At Flyght, we do exactly that. We help you design the right online ordering system for restaurants, connect it to the rest of your stack, and keep it running when service gets chaotic. If you're fixing fragmented systems first, start with our guide on unified restaurant tech and margin control, then review the warning signs in restaurant tech vendor lock-in.

Final word

You don't need more apps. You need fewer failure points.

Pick an online ordering system based on operating reality, not demo polish. Keep discovery where it helps. Pull repeat demand into direct channels. Build tight integrations. Train around exceptions. Review channel economics every month.

If you'd like a second set of eyes on your setup, Flyght can map the gaps and give you a practical rollout plan your team can execute.

Frequently asked questions

Should I use third-party delivery apps or direct ordering first?

Start with your current demand profile. If you need immediate visibility, keep third-party channels active. But build direct ordering in parallel so repeat guests migrate to your own channel over time. If you need a quick framework, Clover's explainer is a helpful baseline for channel setup decisions (Clover online ordering guide).

How do I reduce online order errors quickly?

Focus on menu governance, modifier structure, and kitchen ticket clarity first. Most error reduction comes from cleaner configuration and better handoff rules, not from adding new software.

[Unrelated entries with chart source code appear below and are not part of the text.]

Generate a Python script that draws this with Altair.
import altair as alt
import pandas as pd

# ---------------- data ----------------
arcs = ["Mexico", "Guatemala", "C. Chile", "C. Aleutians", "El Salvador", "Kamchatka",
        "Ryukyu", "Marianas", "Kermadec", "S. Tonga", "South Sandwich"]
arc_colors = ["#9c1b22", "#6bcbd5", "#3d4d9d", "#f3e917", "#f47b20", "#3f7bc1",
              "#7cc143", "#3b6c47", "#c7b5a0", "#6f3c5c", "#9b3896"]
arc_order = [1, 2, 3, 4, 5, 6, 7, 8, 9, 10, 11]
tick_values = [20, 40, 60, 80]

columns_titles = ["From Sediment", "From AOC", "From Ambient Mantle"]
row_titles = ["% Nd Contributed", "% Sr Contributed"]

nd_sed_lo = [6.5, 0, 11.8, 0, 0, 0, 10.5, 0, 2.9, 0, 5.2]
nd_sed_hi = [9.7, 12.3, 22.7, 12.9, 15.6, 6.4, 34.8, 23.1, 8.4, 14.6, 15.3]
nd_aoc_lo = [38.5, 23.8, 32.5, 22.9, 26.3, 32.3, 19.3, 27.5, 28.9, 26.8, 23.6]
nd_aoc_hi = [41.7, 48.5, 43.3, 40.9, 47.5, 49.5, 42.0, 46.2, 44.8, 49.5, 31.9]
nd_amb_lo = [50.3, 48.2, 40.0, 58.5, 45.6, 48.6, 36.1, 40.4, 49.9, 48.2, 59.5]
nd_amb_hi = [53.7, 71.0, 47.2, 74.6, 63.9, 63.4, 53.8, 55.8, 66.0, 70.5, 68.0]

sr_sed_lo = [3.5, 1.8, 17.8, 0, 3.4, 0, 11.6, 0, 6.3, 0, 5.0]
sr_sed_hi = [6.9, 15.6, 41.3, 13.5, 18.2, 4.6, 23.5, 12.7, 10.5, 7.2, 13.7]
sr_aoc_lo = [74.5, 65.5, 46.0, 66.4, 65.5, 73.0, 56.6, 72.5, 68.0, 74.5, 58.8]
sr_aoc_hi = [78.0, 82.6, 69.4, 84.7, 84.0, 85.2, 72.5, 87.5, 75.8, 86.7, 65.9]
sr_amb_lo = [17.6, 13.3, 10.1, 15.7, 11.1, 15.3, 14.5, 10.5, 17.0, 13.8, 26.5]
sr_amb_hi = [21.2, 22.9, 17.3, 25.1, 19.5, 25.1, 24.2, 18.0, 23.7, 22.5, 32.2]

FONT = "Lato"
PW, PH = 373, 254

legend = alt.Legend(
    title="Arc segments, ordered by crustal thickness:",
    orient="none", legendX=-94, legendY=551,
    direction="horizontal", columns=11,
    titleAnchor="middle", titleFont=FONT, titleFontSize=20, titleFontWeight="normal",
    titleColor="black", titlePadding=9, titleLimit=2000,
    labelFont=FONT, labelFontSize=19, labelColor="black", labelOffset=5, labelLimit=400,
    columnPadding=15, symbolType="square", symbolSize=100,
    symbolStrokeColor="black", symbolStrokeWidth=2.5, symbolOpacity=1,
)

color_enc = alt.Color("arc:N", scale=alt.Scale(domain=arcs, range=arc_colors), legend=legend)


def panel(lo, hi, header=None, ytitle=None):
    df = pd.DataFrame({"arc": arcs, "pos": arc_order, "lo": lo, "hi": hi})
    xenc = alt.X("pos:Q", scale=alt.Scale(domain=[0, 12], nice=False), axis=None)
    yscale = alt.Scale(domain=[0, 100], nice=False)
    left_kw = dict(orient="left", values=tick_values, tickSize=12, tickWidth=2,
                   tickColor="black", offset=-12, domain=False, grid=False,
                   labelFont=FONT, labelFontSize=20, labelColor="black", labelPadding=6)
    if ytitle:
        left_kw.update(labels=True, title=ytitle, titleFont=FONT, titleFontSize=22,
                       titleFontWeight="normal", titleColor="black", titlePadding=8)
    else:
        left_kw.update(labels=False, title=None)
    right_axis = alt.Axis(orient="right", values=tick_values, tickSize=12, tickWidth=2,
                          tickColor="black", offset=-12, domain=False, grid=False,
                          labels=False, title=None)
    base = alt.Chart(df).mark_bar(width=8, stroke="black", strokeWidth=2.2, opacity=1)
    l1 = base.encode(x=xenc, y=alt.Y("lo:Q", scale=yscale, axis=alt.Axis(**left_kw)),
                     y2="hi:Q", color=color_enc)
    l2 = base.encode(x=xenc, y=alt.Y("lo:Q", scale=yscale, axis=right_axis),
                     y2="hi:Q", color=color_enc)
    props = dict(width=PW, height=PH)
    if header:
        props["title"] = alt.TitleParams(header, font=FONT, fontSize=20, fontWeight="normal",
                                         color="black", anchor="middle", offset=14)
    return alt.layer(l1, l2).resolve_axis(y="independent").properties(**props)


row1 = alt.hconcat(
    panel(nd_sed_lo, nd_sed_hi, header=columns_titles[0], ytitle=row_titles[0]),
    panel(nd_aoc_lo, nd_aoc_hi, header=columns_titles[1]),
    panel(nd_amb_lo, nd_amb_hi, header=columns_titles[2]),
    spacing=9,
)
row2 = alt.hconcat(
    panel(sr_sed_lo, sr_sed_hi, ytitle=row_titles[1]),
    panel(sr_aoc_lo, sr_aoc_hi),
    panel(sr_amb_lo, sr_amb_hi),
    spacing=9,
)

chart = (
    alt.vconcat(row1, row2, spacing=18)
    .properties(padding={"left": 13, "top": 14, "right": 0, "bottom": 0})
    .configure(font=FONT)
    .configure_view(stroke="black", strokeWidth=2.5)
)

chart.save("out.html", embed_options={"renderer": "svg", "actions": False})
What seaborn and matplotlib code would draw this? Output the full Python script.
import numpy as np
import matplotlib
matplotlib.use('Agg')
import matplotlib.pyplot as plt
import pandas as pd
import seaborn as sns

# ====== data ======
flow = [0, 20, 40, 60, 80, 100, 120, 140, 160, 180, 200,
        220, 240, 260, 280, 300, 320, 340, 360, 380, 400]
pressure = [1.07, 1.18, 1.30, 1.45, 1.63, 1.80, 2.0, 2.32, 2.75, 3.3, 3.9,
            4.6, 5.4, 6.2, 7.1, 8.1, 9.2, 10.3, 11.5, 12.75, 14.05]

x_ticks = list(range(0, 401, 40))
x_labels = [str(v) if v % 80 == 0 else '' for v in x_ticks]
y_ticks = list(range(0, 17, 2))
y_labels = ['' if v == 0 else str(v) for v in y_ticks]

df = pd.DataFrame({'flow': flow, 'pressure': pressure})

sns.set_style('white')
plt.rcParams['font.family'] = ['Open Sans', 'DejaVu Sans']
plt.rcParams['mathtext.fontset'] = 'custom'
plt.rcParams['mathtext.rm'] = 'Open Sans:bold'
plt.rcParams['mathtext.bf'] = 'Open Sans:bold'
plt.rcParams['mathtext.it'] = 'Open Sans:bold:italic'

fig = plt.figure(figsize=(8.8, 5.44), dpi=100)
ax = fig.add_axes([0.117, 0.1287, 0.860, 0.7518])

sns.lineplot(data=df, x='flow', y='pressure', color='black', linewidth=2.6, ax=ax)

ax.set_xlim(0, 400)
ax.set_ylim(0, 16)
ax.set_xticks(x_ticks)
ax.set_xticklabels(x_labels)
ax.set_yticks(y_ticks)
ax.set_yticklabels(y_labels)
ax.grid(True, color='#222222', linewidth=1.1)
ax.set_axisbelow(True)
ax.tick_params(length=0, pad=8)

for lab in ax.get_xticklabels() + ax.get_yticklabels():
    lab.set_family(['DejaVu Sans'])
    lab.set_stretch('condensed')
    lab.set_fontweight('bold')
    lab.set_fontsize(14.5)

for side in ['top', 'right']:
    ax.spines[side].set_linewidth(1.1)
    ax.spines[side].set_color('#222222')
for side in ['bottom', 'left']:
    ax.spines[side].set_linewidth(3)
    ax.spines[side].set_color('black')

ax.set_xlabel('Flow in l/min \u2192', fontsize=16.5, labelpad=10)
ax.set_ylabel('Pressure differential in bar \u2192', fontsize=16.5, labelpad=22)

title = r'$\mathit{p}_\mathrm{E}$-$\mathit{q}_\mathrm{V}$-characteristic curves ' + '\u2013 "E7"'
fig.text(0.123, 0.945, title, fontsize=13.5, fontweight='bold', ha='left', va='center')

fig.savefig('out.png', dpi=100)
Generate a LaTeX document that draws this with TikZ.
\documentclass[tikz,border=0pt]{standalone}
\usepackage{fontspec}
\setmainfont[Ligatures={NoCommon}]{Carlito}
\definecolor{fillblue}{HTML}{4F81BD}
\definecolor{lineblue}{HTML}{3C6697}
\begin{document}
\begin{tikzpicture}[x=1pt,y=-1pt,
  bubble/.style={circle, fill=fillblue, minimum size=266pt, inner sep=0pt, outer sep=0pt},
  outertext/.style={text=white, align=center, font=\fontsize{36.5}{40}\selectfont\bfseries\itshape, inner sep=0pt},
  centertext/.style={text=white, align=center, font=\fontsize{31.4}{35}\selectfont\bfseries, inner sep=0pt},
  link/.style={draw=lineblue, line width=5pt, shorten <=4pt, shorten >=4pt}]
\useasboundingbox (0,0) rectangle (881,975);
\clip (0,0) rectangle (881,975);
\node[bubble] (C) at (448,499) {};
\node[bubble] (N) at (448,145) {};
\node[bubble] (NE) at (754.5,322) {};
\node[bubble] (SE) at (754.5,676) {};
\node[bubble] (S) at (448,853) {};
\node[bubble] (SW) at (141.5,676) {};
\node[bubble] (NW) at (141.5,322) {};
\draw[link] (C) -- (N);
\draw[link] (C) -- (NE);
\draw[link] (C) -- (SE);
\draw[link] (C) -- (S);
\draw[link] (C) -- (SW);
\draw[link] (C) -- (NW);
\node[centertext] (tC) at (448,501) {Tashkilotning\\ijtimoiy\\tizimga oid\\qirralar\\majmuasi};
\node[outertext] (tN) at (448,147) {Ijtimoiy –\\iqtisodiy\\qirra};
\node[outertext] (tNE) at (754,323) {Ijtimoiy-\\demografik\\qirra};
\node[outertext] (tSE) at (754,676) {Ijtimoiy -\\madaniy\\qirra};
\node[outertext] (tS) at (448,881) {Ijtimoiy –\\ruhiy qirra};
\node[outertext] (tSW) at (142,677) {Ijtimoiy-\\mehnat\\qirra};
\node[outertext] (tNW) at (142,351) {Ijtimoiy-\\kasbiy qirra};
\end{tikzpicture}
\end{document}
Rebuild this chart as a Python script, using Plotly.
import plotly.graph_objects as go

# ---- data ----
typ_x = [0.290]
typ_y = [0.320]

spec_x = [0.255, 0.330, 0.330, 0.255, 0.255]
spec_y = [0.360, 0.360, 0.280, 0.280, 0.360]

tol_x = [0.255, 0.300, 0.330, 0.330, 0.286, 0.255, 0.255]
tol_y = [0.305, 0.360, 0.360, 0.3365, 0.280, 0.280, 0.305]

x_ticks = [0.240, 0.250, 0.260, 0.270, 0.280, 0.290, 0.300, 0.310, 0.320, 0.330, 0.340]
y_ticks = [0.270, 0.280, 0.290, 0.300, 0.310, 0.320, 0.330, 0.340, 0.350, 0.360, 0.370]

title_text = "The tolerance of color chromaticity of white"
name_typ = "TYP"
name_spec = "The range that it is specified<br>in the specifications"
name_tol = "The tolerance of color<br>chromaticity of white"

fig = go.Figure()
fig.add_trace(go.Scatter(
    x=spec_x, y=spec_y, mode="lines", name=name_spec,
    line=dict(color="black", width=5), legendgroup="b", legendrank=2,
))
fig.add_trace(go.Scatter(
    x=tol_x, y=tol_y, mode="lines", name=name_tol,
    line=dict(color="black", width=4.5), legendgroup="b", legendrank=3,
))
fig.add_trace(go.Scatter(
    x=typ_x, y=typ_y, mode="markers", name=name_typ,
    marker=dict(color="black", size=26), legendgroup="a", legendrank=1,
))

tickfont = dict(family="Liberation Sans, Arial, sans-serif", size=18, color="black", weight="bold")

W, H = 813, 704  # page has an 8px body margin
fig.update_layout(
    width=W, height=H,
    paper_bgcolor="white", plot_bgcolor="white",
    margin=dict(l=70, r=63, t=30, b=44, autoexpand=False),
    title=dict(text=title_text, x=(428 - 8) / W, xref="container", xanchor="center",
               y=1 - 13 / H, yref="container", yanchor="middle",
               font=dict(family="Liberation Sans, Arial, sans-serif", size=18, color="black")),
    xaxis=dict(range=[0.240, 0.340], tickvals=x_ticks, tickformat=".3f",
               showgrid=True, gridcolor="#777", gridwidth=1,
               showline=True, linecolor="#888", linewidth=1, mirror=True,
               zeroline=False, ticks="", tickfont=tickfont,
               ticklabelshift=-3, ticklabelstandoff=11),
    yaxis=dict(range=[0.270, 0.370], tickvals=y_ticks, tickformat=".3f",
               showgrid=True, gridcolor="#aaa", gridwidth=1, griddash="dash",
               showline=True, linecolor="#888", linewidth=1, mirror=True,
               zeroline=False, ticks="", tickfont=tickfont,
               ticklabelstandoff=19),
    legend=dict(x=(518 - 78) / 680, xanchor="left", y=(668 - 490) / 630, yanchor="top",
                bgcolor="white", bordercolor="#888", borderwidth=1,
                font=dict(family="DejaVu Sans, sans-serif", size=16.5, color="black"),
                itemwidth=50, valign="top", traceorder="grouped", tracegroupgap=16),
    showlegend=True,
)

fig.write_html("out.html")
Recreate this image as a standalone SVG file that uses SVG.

How do I increase average order value online?

Use structured upsells tied to menu logic: add-ons, combo upgrades, and limited-time bundles that are easy to execute in kitchen flow. Avoid promos that create ticket complexity without margin lift.

Which integrations matter most for a restaurant?

POS sync, menu/inventory sync, payment reconciliation, and delivery status tracking. If those four are stable, operations usually get smoother fast.

What should I ask before signing a contract?

Ask about setup scope, support model, contract terms, cancellation path, integration ownership, and data export access. Contract clarity before launch saves costly surprises later.